_STATED GOAL_. Do not copy the pictures; transcribe all other material exactly.

_DATASET EXCERPT_.
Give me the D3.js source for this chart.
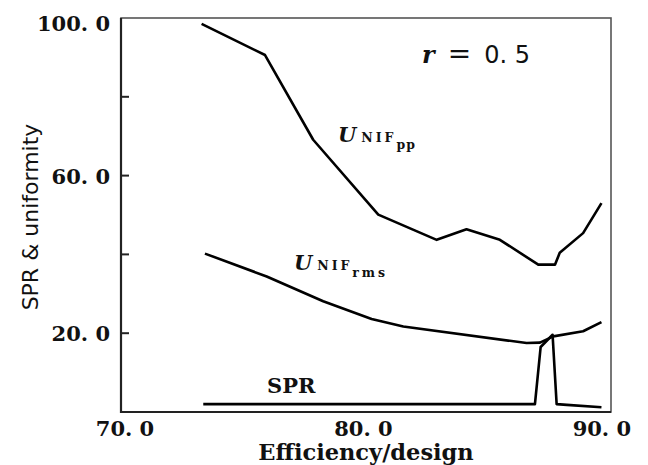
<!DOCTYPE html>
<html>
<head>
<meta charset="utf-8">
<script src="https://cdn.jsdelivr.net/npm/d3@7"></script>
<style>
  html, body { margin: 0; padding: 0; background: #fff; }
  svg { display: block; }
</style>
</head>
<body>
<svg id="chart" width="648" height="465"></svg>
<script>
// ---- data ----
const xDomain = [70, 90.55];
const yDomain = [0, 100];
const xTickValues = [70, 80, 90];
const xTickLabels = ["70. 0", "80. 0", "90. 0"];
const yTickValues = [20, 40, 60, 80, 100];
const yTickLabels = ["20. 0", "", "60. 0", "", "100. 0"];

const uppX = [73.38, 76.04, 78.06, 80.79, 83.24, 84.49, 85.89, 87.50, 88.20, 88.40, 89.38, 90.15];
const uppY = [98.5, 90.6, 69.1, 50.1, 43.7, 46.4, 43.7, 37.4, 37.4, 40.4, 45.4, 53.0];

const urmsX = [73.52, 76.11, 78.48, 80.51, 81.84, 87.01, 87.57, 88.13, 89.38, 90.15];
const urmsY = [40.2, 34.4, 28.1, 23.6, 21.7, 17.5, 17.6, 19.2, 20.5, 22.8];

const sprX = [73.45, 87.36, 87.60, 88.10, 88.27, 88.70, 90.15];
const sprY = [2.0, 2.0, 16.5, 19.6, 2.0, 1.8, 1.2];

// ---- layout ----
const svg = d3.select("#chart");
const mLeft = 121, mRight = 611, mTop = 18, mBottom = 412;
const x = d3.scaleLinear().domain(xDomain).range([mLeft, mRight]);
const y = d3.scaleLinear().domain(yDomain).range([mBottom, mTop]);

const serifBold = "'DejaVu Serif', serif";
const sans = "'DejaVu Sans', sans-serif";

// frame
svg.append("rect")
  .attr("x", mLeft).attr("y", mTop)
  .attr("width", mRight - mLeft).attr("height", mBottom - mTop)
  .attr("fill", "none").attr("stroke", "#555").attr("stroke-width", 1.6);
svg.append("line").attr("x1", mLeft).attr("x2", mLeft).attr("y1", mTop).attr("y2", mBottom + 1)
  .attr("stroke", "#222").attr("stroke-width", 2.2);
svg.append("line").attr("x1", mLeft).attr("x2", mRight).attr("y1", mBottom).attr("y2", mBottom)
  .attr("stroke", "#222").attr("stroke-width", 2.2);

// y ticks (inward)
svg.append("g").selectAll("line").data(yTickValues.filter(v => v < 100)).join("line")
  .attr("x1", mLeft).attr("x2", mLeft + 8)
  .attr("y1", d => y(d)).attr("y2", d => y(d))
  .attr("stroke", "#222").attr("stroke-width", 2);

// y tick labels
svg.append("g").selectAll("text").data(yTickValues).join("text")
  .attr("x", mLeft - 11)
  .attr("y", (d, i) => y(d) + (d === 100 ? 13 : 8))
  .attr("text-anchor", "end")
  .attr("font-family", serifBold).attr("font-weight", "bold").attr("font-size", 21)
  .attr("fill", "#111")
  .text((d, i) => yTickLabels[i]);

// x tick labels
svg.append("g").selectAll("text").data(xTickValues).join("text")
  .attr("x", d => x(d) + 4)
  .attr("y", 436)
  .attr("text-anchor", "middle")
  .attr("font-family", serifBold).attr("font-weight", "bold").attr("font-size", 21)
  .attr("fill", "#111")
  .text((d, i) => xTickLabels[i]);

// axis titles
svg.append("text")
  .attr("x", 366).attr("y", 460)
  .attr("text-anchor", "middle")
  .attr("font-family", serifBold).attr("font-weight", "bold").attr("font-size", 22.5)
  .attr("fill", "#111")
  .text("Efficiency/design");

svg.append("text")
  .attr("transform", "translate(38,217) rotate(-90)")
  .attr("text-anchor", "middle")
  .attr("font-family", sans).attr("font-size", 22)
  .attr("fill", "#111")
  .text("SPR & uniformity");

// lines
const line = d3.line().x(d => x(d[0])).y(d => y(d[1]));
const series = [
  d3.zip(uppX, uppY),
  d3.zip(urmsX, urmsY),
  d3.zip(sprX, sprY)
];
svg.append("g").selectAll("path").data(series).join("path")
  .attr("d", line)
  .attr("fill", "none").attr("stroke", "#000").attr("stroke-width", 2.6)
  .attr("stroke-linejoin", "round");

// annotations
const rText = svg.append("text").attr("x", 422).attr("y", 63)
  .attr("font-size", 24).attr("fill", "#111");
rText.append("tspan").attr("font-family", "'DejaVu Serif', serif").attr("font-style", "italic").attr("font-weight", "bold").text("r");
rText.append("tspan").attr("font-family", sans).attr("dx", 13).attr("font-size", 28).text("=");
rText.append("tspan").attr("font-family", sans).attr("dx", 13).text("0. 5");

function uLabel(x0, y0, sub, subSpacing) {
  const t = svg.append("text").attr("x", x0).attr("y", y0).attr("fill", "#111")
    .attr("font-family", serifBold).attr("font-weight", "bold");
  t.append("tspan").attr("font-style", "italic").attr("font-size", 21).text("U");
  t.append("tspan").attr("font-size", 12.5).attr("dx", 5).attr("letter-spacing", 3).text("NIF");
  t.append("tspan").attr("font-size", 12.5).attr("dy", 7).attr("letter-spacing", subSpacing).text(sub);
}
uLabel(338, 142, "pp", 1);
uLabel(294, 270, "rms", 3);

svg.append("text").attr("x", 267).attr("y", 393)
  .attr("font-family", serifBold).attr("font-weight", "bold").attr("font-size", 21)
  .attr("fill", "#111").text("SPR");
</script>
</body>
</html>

_SOLUTION TO THIS EXERCISE_.
Give me the D3.js source for this chart.
<!DOCTYPE html>
<html>
<head>
<meta charset="utf-8">
<script src="https://cdn.jsdelivr.net/npm/d3@7"></script>
<style>
  html, body { margin: 0; padding: 0; background: #fff; }
  svg { display: block; }
</style>
</head>
<body>
<svg id="chart" width="648" height="465"></svg>
<script>
// ---- data ----
const xDomain = [70, 90.55];
const yDomain = [0, 100];
const xTickValues = [70, 80, 90];
const xTickLabels = ["70. 0", "80. 0", "90. 0"];
const yTickValues = [20, 40, 60, 80, 100];
const yTickLabels = ["20. 0", "", "60. 0", "", "100. 0"];

const uppX = [73.38, 76.04, 78.06, 80.79, 83.24, 84.49, 85.89, 87.50, 88.20, 88.40, 89.38, 90.15];
const uppY = [98.5, 90.6, 69.1, 50.1, 43.7, 46.4, 43.7, 37.4, 37.4, 40.4, 45.4, 53.0];

const urmsX = [73.52, 76.11, 78.48, 80.51, 81.84, 87.01, 87.57, 88.13, 89.38, 90.15];
const urmsY = [40.2, 34.4, 28.1, 23.6, 21.7, 17.5, 17.6, 19.2, 20.5, 22.8];

const sprX = [73.45, 87.36, 87.60, 88.10, 88.27, 88.70, 90.15];
const sprY = [2.0, 2.0, 16.5, 19.6, 2.0, 1.8, 1.2];

// ---- layout ----
const svg = d3.select("#chart");
const mLeft = 121, mRight = 611, mTop = 18, mBottom = 412;
const x = d3.scaleLinear().domain(xDomain).range([mLeft, mRight]);
const y = d3.scaleLinear().domain(yDomain).range([mBottom, mTop]);

const serifBold = "'DejaVu Serif', serif";
const sans = "'DejaVu Sans', sans-serif";

// frame
svg.append("rect")
  .attr("x", mLeft).attr("y", mTop)
  .attr("width", mRight - mLeft).attr("height", mBottom - mTop)
  .attr("fill", "none").attr("stroke", "#555").attr("stroke-width", 1.6);
svg.append("line").attr("x1", mLeft).attr("x2", mLeft).attr("y1", mTop).attr("y2", mBottom + 1)
  .attr("stroke", "#222").attr("stroke-width", 2.2);
svg.append("line").attr("x1", mLeft).attr("x2", mRight).attr("y1", mBottom).attr("y2", mBottom)
  .attr("stroke", "#222").attr("stroke-width", 2.2);

// y ticks (inward)
svg.append("g").selectAll("line").data(yTickValues.filter(v => v < 100)).join("line")
  .attr("x1", mLeft).attr("x2", mLeft + 8)
  .attr("y1", d => y(d)).attr("y2", d => y(d))
  .attr("stroke", "#222").attr("stroke-width", 2);

// y tick labels
svg.append("g").selectAll("text").data(yTickValues).join("text")
  .attr("x", mLeft - 11)
  .attr("y", (d, i) => y(d) + (d === 100 ? 13 : 8))
  .attr("text-anchor", "end")
  .attr("font-family", serifBold).attr("font-weight", "bold").attr("font-size", 21)
  .attr("fill", "#111")
  .text((d, i) => yTickLabels[i]);

// x tick labels
svg.append("g").selectAll("text").data(xTickValues).join("text")
  .attr("x", d => x(d) + 4)
  .attr("y", 436)
  .attr("text-anchor", "middle")
  .attr("font-family", serifBold).attr("font-weight", "bold").attr("font-size", 21)
  .attr("fill", "#111")
  .text((d, i) => xTickLabels[i]);

// axis titles
svg.append("text")
  .attr("x", 366).attr("y", 460)
  .attr("text-anchor", "middle")
  .attr("font-family", serifBold).attr("font-weight", "bold").attr("font-size", 22.5)
  .attr("fill", "#111")
  .text("Efficiency/design");

svg.append("text")
  .attr("transform", "translate(38,217) rotate(-90)")
  .attr("text-anchor", "middle")
  .attr("font-family", sans).attr("font-size", 22)
  .attr("fill", "#111")
  .text("SPR & uniformity");

// lines
const line = d3.line().x(d => x(d[0])).y(d => y(d[1]));
const series = [
  d3.zip(uppX, uppY),
  d3.zip(urmsX, urmsY),
  d3.zip(sprX, sprY)
];
svg.append("g").selectAll("path").data(series).join("path")
  .attr("d", line)
  .attr("fill", "none").attr("stroke", "#000").attr("stroke-width", 2.6)
  .attr("stroke-linejoin", "round");

// annotations
const rText = svg.append("text").attr("x", 422).attr("y", 63)
  .attr("font-size", 24).attr("fill", "#111");
rText.append("tspan").attr("font-family", "'DejaVu Serif', serif").attr("font-style", "italic").attr("font-weight", "bold").text("r");
rText.append("tspan").attr("font-family", sans).attr("dx", 13).attr("font-size", 28).text("=");
rText.append("tspan").attr("font-family", sans).attr("dx", 13).text("0. 5");

function uLabel(x0, y0, sub, subSpacing) {
  const t = svg.append("text").attr("x", x0).attr("y", y0).attr("fill", "#111")
    .attr("font-family", serifBold).attr("font-weight", "bold");
  t.append("tspan").attr("font-style", "italic").attr("font-size", 21).text("U");
  t.append("tspan").attr("font-size", 12.5).attr("dx", 5).attr("letter-spacing", 3).text("NIF");
  t.append("tspan").attr("font-size", 12.5).attr("dy", 7).attr("letter-spacing", subSpacing).text(sub);
}
uLabel(338, 142, "pp", 1);
uLabel(294, 270, "rms", 3);

svg.append("text").attr("x", 267).attr("y", 393)
  .attr("font-family", serifBold).attr("font-weight", "bold").attr("font-size", 21)
  .attr("fill", "#111").text("SPR");
</script>
</body>
</html>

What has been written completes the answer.